Putin Seeks End to ‘Ping Pong’ With Japan Over Disputed Islands

  • Cooperation plans to be governed by Russian law, Kremlin says
  • Russia, Japan to form separate $1 billion investment fund

Putin, Abe Order Joint Economic Action Plan

Russian President Vladimir Putin said Friday that his nation’s tussle with Japan over the sovereignty of disputed islands must come to an end, and agreed with Prime Minister Shinzo Abe to start talks on a special system for economic cooperation in the area.

“This historical ping pong over these territories should stop,” Putin said at a joint news conference in Tokyo after a working lunch with Abe. “There is a need to understand, finally, that fundamental interests of Japan and Russia demand a conclusive and long-term settlement.”

Abe said that the pair’s five hours of talks the previous day at a hot-spring resort near his ancestral home in southwest Japan enabled them to show their determination to solve the dispute, which has prevented the two countries from signing an official peace treaty for seven decades.

“We’ve been able to take a big step forward,” Abe said. “The path to resolution is still a difficult one.

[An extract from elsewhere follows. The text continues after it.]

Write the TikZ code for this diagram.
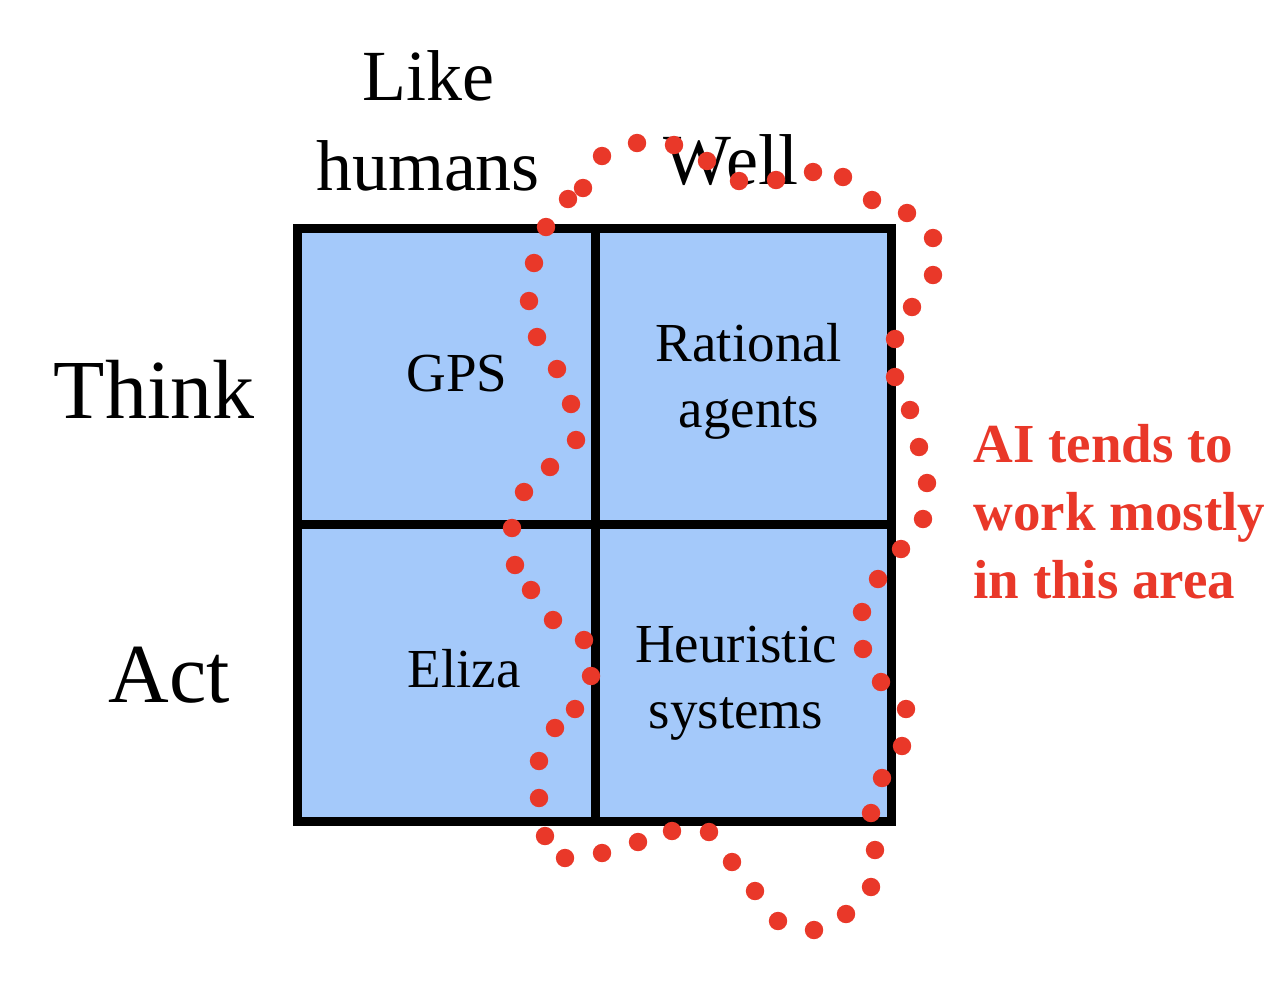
\documentclass[tikz,border=0pt]{standalone}
\usepackage{fontspec}
\setmainfont{Liberation Serif}
\definecolor{cellblue}{RGB}{164,201,250}
\definecolor{dotred}{RGB}{233,56,41}
\begin{document}
\begin{tikzpicture}[x=0.5pt,y=-0.5pt,
  gridline/.style={line width=4.5pt,draw=black},
  head/.style={font=\fontsize{36}{45}\selectfont,align=center,anchor=base,inner sep=0pt},
  side/.style={font=\fontsize{42}{50}\selectfont,anchor=base,inner sep=0pt},
  cell/.style={font=\fontsize{27.5}{33}\selectfont,align=center,anchor=base,inner sep=0pt},
  note/.style={font=\fontsize{27.5}{34}\selectfont\bfseries,text=dotred,align=left,anchor=base west,inner sep=0pt},
  reddot/.style={fill=dotred}]
\useasboundingbox (0,0) rectangle (1284,982);
% grid
\draw[gridline,fill=cellblue] (297,228) rectangle (891,821);
\coordinate (vtop) at (595,228);
\coordinate (vbot) at (595,821);
\coordinate (hleft) at (297,524);
\coordinate (hright) at (891,524);
\draw[gridline] (vtop) -- (vbot);
\draw[gridline] (hleft) -- (hright);
% headings (multi-line nodes: base = last line's baseline)
\node[head] (like) at (428,190) {Like\\humans};
\node[head] (well) at (731,184) {Well};
\node[side] (think) at (154,418) {Think};
\node[side] (act) at (169,702) {Act};
% cells
\node[cell] (gps) at (457,391) {GPS};
\node[cell] (eliza) at (464,687) {Eliza};
\node[cell] (rational) at (749,427) {Rational\\agents};
\node[cell] (heur) at (736,728) {Heuristic\\systems};
% note
\node[note] (note) at (973,598) {AI tends to\\work mostly\\in this area};
% dotted outline
\foreach \p in {(568,199),(583,188),(602,156),(637,143),(674,145),(707,161),(739,181),(776,180),(813,172),(843,177),(872,200),(907,213),(933,238),(933,275),(912,307),(895,339),(895,377),(910,410),(919,447),(927,483),(923,519),(901,549),(878,579),(862,612),(863,649),(881,682),(906,709),(902,746),(882,778),(871,813),(875,850),(871,887),(846,914),(814,930),(778,921),(755,891),(732,862),(709,832),(672,831),(638,842),(602,853),(565,858),(545,836),(539,798),(539,761),(555,728),(575,709),(591,676),(584,640),(553,620),(531,590),(515,565),(512,528),(524,492),(550,467),(576,440),(571,404),(557,369),(537,337),(529,301),(534,263),(546,227)}
  \fill[reddot] \p circle[radius=4.6pt];
\end{tikzpicture}
\end{document}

It is a problem that has not been solved in 70 years and for much of that time there wasn’t even any negotiation on it.”

Putin said that Russia’s stance on the islands remained firm because of concerns over Japan’s security alliance with the U.S. While President-elect Donald Trump is seen as friendlier to Russia, relations between Moscow and Washington remain frayed over conflicts in Ukraine and Syria.

“Our ocean zone ships sail out to the Pacific and we must understand what will happen in this sphere,” Putin said, noting that Russia has two major naval bases in the area. “When we talk about flexibility we want our Japanese colleagues and friends to take all these details and concerns into account.”

The 16th summit between the pair came at a crucial time for both countries. Russia has been starved for investment and trade amid low oil prices, and international sanctions over its actions in Ukraine. Japan is on a quest to diversify energy sources, with its nuclear power industry hobbled by the aftermath of the 2011 Fukushima disaster.

Ministers from both nations earlier exchanged a raft of business agreements. The joint plans for economic cooperation on the islands, in areas such as include medicine, tourism and fisheries, will be implemented on the basis of Russian legislation because the islands belong to Russia, Kremlin foreign policy aide Yuri Ushakov told reporters after the talks Thursday.

The deals made on Friday included a $1 billion joint fund to invest in Russian projects including energy and infrastructure over the next three to five years. Another 12 state-level agreements and 68 private deals were made during the summit. The deals involved companies include Novatek PJSC, Rosneft PJSC, Gazprom PJSC on the Russian side, and Mitsui & Co., Marubeni Corp. and Tokyo Electric Power Co. Holdings Inc. in Japan.

Hot Springs

Japanese investment in Russia rose by 51 percent in 2015, even as total foreign investment fell by more than 70 percent.

At the beginning of their discussions Thursday, Abe said he hoped Putin could relieve his fatigue by taking a soak in the hot spring. Putin thanked Abe, and said he hoped their meetings will contribute to the development of relations.

Japan and Russia have sparred over the sovereignty of the four islands that the Soviet Union invaded at the end of World War II, expelling all 17,000 Japanese residents. Japan’s official position is that the islands -- home to rich fishing grounds -- are an inherent part of its territory and are under illegal occupation.

“We talked about freedom for the former islanders to visit their former homes,” Abe said, adding that he’d handed Putin letters from some of them, including one written in Russian. “Joint economic activity on the four islands will not prejudice our country’s stance on the peace treaty problem.”